Data segment
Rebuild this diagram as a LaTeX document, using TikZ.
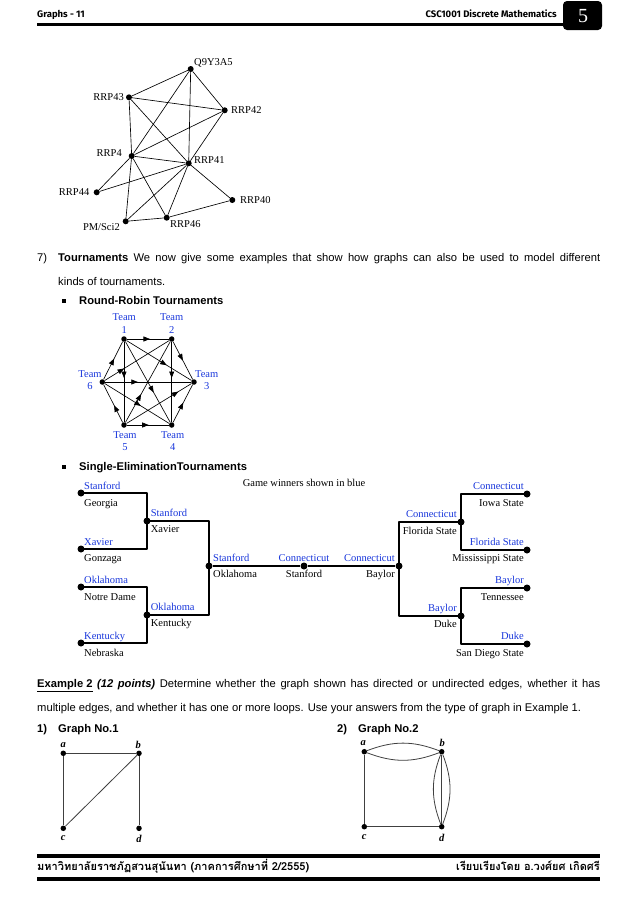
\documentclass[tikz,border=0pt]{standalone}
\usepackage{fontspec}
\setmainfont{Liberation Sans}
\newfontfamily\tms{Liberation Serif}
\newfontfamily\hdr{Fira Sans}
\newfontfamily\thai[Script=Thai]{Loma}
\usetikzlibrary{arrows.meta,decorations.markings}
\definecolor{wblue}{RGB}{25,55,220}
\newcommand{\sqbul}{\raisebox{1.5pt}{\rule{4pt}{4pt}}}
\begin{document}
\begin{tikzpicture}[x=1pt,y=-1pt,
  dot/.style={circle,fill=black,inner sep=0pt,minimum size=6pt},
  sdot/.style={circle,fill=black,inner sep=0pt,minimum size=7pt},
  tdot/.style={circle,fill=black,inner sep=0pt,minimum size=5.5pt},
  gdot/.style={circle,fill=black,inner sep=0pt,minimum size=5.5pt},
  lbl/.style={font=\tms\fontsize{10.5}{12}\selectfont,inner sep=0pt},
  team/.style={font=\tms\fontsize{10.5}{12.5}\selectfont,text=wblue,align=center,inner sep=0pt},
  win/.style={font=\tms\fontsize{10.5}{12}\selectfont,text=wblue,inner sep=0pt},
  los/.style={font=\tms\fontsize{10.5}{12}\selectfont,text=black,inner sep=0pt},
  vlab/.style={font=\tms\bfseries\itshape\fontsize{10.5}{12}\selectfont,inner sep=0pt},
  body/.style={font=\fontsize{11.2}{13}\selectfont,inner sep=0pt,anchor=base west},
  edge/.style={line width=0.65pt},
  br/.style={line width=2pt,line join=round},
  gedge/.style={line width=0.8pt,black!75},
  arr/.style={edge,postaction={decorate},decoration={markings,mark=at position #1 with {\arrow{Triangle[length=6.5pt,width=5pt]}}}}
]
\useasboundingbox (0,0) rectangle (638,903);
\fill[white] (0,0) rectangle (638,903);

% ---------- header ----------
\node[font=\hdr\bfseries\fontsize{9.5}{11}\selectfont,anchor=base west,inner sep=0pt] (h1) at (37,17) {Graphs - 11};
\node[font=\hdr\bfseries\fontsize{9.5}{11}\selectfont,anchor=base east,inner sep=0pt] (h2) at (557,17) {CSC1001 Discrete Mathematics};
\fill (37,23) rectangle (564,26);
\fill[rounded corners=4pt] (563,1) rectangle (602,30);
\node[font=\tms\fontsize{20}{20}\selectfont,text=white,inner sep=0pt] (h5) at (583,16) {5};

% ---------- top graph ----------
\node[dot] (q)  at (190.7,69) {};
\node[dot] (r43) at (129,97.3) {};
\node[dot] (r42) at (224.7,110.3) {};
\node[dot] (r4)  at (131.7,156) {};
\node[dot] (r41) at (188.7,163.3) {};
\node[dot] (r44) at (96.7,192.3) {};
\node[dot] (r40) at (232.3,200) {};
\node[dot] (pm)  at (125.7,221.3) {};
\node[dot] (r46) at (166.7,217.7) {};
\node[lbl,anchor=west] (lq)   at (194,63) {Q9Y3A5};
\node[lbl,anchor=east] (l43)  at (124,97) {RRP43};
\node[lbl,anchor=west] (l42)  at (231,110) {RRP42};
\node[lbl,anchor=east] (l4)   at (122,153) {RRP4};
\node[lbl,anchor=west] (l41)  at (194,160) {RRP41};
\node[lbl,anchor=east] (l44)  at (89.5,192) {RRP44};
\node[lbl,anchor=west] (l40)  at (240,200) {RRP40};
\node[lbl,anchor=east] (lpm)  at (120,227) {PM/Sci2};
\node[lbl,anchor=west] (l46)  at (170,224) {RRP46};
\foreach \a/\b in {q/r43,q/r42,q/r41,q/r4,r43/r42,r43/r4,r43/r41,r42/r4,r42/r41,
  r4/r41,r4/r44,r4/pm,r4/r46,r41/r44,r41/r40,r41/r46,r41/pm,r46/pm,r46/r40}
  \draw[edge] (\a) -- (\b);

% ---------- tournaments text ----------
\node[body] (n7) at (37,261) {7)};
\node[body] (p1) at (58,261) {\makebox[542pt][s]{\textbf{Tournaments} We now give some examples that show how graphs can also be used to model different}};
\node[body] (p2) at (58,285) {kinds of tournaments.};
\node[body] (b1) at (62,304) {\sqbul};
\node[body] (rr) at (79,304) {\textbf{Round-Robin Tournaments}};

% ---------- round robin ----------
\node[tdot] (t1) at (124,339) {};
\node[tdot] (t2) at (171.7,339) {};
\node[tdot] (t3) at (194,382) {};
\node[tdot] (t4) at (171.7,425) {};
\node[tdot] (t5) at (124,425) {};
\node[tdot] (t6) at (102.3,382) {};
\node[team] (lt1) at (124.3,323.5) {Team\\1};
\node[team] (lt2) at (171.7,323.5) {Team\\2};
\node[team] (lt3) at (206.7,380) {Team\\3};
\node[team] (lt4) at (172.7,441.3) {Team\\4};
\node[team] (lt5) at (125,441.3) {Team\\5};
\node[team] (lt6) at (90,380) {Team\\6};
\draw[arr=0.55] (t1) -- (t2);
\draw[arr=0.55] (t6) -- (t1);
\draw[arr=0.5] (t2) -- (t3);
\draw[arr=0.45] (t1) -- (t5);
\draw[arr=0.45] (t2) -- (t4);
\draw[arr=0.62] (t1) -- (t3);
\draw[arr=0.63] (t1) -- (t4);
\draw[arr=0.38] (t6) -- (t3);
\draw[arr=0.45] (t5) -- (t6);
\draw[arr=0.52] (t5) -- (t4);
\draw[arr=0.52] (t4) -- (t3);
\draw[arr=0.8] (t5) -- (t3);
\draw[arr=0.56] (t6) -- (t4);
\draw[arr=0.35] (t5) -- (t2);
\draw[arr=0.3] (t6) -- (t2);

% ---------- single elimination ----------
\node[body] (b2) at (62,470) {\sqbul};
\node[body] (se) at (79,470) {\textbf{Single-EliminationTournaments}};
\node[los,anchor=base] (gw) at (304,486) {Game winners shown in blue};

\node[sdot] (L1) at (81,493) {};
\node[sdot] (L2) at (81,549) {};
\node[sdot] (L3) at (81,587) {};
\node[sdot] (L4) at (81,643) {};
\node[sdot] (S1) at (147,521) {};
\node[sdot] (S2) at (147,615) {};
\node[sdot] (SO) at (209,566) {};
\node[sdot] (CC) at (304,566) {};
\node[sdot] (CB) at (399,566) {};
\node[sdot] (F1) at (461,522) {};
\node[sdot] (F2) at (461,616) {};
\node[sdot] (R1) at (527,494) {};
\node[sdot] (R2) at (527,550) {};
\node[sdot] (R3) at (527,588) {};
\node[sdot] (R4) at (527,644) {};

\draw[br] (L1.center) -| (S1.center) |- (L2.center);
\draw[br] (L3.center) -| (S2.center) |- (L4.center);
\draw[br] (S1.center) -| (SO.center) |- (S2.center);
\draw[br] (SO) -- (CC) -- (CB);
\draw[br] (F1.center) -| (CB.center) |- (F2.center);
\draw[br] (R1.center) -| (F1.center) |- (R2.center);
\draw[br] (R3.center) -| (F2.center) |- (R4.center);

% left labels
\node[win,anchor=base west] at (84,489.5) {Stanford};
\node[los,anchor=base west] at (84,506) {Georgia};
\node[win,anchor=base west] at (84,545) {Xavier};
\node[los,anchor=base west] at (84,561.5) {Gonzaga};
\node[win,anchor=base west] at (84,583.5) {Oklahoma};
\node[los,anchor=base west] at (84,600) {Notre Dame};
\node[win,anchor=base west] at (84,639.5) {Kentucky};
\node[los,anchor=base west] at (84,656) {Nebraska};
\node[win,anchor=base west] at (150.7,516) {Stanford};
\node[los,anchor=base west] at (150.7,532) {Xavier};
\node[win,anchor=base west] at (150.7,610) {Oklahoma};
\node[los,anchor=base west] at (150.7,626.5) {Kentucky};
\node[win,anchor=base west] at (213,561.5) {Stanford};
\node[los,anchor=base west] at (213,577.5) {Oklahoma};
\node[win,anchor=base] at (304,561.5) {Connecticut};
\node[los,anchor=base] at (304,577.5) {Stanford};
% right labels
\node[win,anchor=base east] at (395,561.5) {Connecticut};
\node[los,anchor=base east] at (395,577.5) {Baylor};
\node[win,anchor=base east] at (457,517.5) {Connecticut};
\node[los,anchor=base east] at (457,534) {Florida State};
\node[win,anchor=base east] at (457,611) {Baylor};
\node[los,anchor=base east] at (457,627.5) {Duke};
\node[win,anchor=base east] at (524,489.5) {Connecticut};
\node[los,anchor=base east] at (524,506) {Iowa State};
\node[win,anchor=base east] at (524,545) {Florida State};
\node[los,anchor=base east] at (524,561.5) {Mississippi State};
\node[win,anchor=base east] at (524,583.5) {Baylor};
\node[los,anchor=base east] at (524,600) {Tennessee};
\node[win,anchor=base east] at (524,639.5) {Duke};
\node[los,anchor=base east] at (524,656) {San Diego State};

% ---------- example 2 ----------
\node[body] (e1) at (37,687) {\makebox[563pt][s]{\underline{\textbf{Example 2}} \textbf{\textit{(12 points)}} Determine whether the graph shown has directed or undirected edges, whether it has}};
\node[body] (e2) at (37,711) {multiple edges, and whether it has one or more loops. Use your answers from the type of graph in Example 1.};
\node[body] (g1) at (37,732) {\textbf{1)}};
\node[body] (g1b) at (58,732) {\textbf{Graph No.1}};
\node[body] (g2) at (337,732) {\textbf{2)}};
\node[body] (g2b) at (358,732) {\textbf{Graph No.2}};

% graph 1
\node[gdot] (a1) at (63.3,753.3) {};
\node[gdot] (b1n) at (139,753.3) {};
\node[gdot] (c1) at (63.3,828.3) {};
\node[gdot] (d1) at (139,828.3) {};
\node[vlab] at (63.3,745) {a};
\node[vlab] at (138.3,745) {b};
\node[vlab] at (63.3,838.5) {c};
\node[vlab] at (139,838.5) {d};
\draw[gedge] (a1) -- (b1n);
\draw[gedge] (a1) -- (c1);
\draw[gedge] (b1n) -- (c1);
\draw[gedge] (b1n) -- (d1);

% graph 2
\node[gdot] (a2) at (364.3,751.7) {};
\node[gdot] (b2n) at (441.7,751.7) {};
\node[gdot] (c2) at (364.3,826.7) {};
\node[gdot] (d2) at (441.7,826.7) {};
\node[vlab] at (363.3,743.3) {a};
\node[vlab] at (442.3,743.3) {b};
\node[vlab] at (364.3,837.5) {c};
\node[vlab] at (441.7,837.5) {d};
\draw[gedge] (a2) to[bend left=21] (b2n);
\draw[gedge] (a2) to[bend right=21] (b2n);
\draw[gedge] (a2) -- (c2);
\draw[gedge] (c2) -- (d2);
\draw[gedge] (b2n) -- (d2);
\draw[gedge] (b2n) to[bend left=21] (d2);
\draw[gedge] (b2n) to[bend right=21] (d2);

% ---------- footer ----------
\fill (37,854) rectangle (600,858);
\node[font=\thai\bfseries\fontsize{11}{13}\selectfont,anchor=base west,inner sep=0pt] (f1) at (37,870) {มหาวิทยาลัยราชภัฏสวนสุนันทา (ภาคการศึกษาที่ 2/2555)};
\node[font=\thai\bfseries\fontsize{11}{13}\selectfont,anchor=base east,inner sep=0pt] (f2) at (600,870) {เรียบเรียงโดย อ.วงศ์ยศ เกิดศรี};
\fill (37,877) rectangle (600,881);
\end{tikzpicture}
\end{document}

Problem details
Go from the first line of the data above to the line containing "sep=0pt] (h5) at" and retype exactly those lines, both included, but none of the pictures.

Exercise response
Rebuild this diagram as a LaTeX document, using TikZ.
\documentclass[tikz,border=0pt]{standalone}
\usepackage{fontspec}
\setmainfont{Liberation Sans}
\newfontfamily\tms{Liberation Serif}
\newfontfamily\hdr{Fira Sans}
\newfontfamily\thai[Script=Thai]{Loma}
\usetikzlibrary{arrows.meta,decorations.markings}
\definecolor{wblue}{RGB}{25,55,220}
\newcommand{\sqbul}{\raisebox{1.5pt}{\rule{4pt}{4pt}}}
\begin{document}
\begin{tikzpicture}[x=1pt,y=-1pt,
  dot/.style={circle,fill=black,inner sep=0pt,minimum size=6pt},
  sdot/.style={circle,fill=black,inner sep=0pt,minimum size=7pt},
  tdot/.style={circle,fill=black,inner sep=0pt,minimum size=5.5pt},
  gdot/.style={circle,fill=black,inner sep=0pt,minimum size=5.5pt},
  lbl/.style={font=\tms\fontsize{10.5}{12}\selectfont,inner sep=0pt},
  team/.style={font=\tms\fontsize{10.5}{12.5}\selectfont,text=wblue,align=center,inner sep=0pt},
  win/.style={font=\tms\fontsize{10.5}{12}\selectfont,text=wblue,inner sep=0pt},
  los/.style={font=\tms\fontsize{10.5}{12}\selectfont,text=black,inner sep=0pt},
  vlab/.style={font=\tms\bfseries\itshape\fontsize{10.5}{12}\selectfont,inner sep=0pt},
  body/.style={font=\fontsize{11.2}{13}\selectfont,inner sep=0pt,anchor=base west},
  edge/.style={line width=0.65pt},
  br/.style={line width=2pt,line join=round},
  gedge/.style={line width=0.8pt,black!75},
  arr/.style={edge,postaction={decorate},decoration={markings,mark=at position #1 with {\arrow{Triangle[length=6.5pt,width=5pt]}}}}
]
\useasboundingbox (0,0) rectangle (638,903);
\fill[white] (0,0) rectangle (638,903);

% ---------- header ----------
\node[font=\hdr\bfseries\fontsize{9.5}{11}\selectfont,anchor=base west,inner sep=0pt] (h1) at (37,17) {Graphs - 11};
\node[font=\hdr\bfseries\fontsize{9.5}{11}\selectfont,anchor=base east,inner sep=0pt] (h2) at (557,17) {CSC1001 Discrete Mathematics};
\fill (37,23) rectangle (564,26);
\fill[rounded corners=4pt] (563,1) rectangle (602,30);
\node[font=\tms\fontsize{20}{20}\selectfont,text=white,inner sep=0pt] (h5) at (583,16) {5};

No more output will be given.